There had previously been several partially successful machines designed for this purpose invented and patented, but as the inventors always appeared to entertain the idea that the fabric must be moved under or around stationary needles, the machines, though ingenious, were of no practical value, it being found impracticable to form a perfect eyelet or rounded end of the button hole.
The idea of holding the fabric stationary and moving the needles around it, at the same time throwing what may be termed a double loop interlacing stitch over the edge of the hole, finally occurred to the Messrs. House, and they, after several attempts, succeeded in producing the machine mentioned. The motive power or machinery to move the needles, one of which is straight and pierce with three eyes at the point, while the other is curved and has two eyes, is entirely below the bed plate. The straight needle is attached to an arm or shank which projects through a slot, above the bed plate, and this is fastened to a mandrel working from below; underneath the bed plate is a disk upon which are placed the spools, tensions, &c., and working through which in a slot is the curved needle or finger as it is called.
The cloth or garment in which the button or eyelet hole is to be worked, being punched, is placed upon the bed plate, the hole being directly over the slot, and the end of the needle shank projecting through it. The cloth is then pressed down upon the plate by what is called a foot or lever, and securely confined. On turning the crank, the needle shank rises, and then in its downward motion carries the straight needle directly through the edge of the fabric. The curved needle or finger which works through the hole brings its thread up over the edge of the cloth. This thread is caught by the straight needle in its downward course, then the finger draws down below the fabric and takes a loop from the straight needle, and ascending gives a loop again to the straight needle, thus forming a double interlacing stitch.
The disk, which is the most important portion of the machine, is mounted on a traveling carriage moved backward and forward by a screw.
When the operator starts the machine, the needles being at the lower end of the button hole are moved along the edge or straight side, by the screw feed; on reaching the end, the screw feed is disconnected from the disk by a switch, and a gripe or rotating movement carries the needle around the end of the hole, forming a perfect crescent; so soon as this half circle is complete, the switch again pushes the screw into position, and this by a reverse motion drives the needles down the other side of the hole to the point of departure, forming a complete button hole.
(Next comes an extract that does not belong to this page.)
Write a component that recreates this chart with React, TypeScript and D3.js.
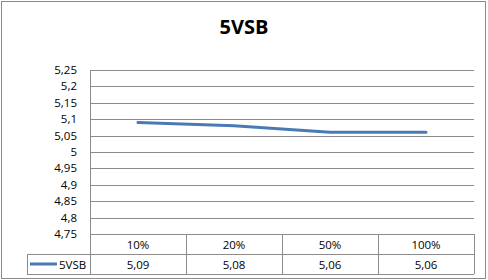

The size of the button hole is readily regulated by an index attached to the machine, and it will work a hole two inches in length, or an eyelet of less than an eight.
An ordinary skillful operator will, with the assistance of two girls to finish or tie the ends, work one thousand fine button holes an inch and a quarter in length in ten hours, and all exactly alike. By the hand not more than forty can be made by the most accomplished operator in the same time.
As stated, the range of this stitch is not confined to button-hole making, but includes the sewing of sails, tents, awnings, indeed all classes of work requiring two straight or selvage edges to be bound securely and smoothly together.


    Mick Archer
Mick Archer and his evil twin brother Faux Cowchild

Fox Creek Kid

Thank you Mr. Archer for great info. I've cruised Historic Clothiers' website several times and they are tops for authenticity. This confirms what I had always read whereas machine sewn buttonholes came into being, i.e., "mainstream"  in the 1880's.